La Forge knelt and levered up the floor plate. A silver rain of transporter energy was moving along a power conduit, consuming the dull and near-fossilized material, and leaving gleaming new connections behind. “You’re right. Carolan is a magician with a transporter.” Everyone in the room grinned enthusiastically, and even Vol flushed a pale gold.
By evening Vol was a thundery gray, and was using two tentacles to hold the inspection hatch apart, while a smaller pair tested the fit of some parts inside. “Well, this is a right pickle, innit Guv?”
Scotty tried to peer past him. “That it is, but I’m sure Mister Rasmussen here will be able to advise and assist.”
“Anything I can do to help,” Rasmussen said brightly.
“Can you tell us anything about this dilithium chamber?”
“I already said I was only a civilian. This sort of thing was classified.” He paused. “Now that the connector web has been replaced I don’t see any reason why you can’t switch it on.” He hes
itated. “Oh, maybe one reason. They used dilithium, even back then.”
“Tell me another,” Vol grumbled.
“Actually that is the reason. Your—I mean our—twenty-fourth-century dilithium is much purer and better refined. It may be allowing the system to overload.”
That sounded sensible enough to Scotty. It would be like trying to drink pure ethanol instead of neat—but diluted at the distillery—Scotch. “He could have a point, Vol. If you put rocket fuel in an ancient internal combustion engine, what would happen?”
“Flame out?”
“Aye.”
“So you’re telling me we need some rubbish dilithium,” Vol said dubiously.

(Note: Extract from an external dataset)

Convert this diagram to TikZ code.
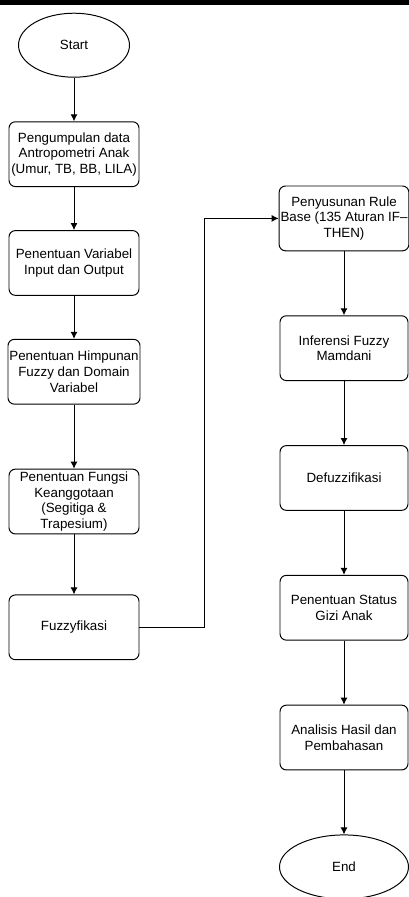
\documentclass[tikz,border=0pt]{standalone}
\usepackage{fontspec}
\setmainfont{Liberation Sans}
\usetikzlibrary{
arrows.meta,
calc,
positioning,
shapes.geometric
}
\tikzset{>={Latex[length=5pt,width=5pt]}}

\begin{document}
\begin{tikzpicture}[node distance=1.6cm,auto,line width=0.7pt,
	every node/.style={font=\fontsize{9.5}{11.1}\selectfont},
	process/.style={draw,rounded corners=0.16cm,align=center,minimum height=1.62cm,inner sep=1pt},
	terminal/.style={draw,ellipse,minimum height=1.6cm,inner sep=0pt}]
		% frame
		\useasboundingbox (0,0) rectangle (10.225,-22.425);
		\fill (0,0) rectangle (10.225,-0.13);
		% left column
		\node[terminal,minimum width=2.775cm] at (1.85,-1.13) (start) {Start};
		\node[process,minimum width=3.25cm,below=1.09cm of start] (collect) {Pengumpulan data\\Antropometri Anak\\(Umur, TB, BB, LILA)};
		\node[process,minimum width=3.25cm,below=1.075cm of collect] (vars) {Penentuan Variabel\\Input dan Output};
		\node[process,minimum width=3.25cm,below=1.075cm of vars] (sets) {Penentuan Himpunan\\Fuzzy dan Domain\\Variabel};
		\node[process,minimum width=3.25cm,below=1.6cm of sets] (member) {Penentuan Fungsi\\Keanggotaan\\(Segitiga \&\\Trapesium)};
		\node[process,minimum width=3.25cm,below=1.5cm of member] (fuzzy) {Fuzzyfikasi};
		% right column
		\node[process,minimum width=3.2cm] at (8.6,-5.46) (rulebase) {Penyusunan Rule\\Base (135 Aturan IF–\\THEN)};
		\node[process,minimum width=3.2cm,below=of rulebase] (infer) {Inferensi Fuzzy\\Mamdani};
		\node[process,minimum width=3.2cm,below=of infer] (defuzz) {Defuzzifikasi};
		\node[process,minimum width=3.2cm,below=of defuzz] (status) {Penentuan Status\\Gizi Anak};
		\node[process,minimum width=3.2cm,below=of status] (analysis) {Analisis Hasil dan\\Pembahasan};
		\node[terminal,minimum width=3.225cm,below=of analysis] (end) {End};

		\draw[->] (start) -- (collect);
		\draw[->] (collect) -- (vars);
		\draw[->] (vars) -- (sets);
		\draw[->] (sets) -- (member);
		\draw[->] (member) -- (fuzzy);
		\draw[->] (fuzzy.east) -- ++(1.625,0) |- (rulebase.west);
		\draw[->] (rulebase) -- (infer);
		\draw[->] (infer) -- (defuzz);
		\draw[->] (defuzz) -- (status);
		\draw[->] (status) -- (analysis);
		\draw[->] (analysis) -- (end);
\end{tikzpicture}
\end{document}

“Aye. And since there’s not enough left of Intrepid’s own supply, we’ll have to make some of that as well.” Scotty ran a thumb through his mustache as he thought. “We can’t just replicate dilithium, but if we run some of our reserves through a transporter buffer and purposely allow the pattern to degrade, say by . . .” He turned to Rasmussen. “How pure was dilithium back in your day? In mine it was refined to 99.25% but it must have been more impure before.”
“I haven’t a clue,” Rasmussen admitted. “Never worked with the stuff. But I imagine you have historical files with all those handy-dandy details.”
“We do,” Brahms said.
“I think it would be wiser if Geordi and Leah looked into this downgrade,” Scotty said decisively. “You two go back to Challenger and give me dilithium of the appropriate impurity. Then get down to engineering so you can keep an eye on the power we’ll need to transfer to this warp core.”
“A jump-start?” Rasmussen commented appreciatively. “Nice.”
La Forge tapped his combadge. “La Forge to Ente—Challenger. Two to beam over.”
Brahms and La Forge materialized on the Challenger’s transporter pad, and nodded to the ensign on duty. “I think this should work,” La Forge was saying. “We direct suitable energy directly into the Intrepid’s power distribution system, and her own warp core should be able to take over pretty quickly.”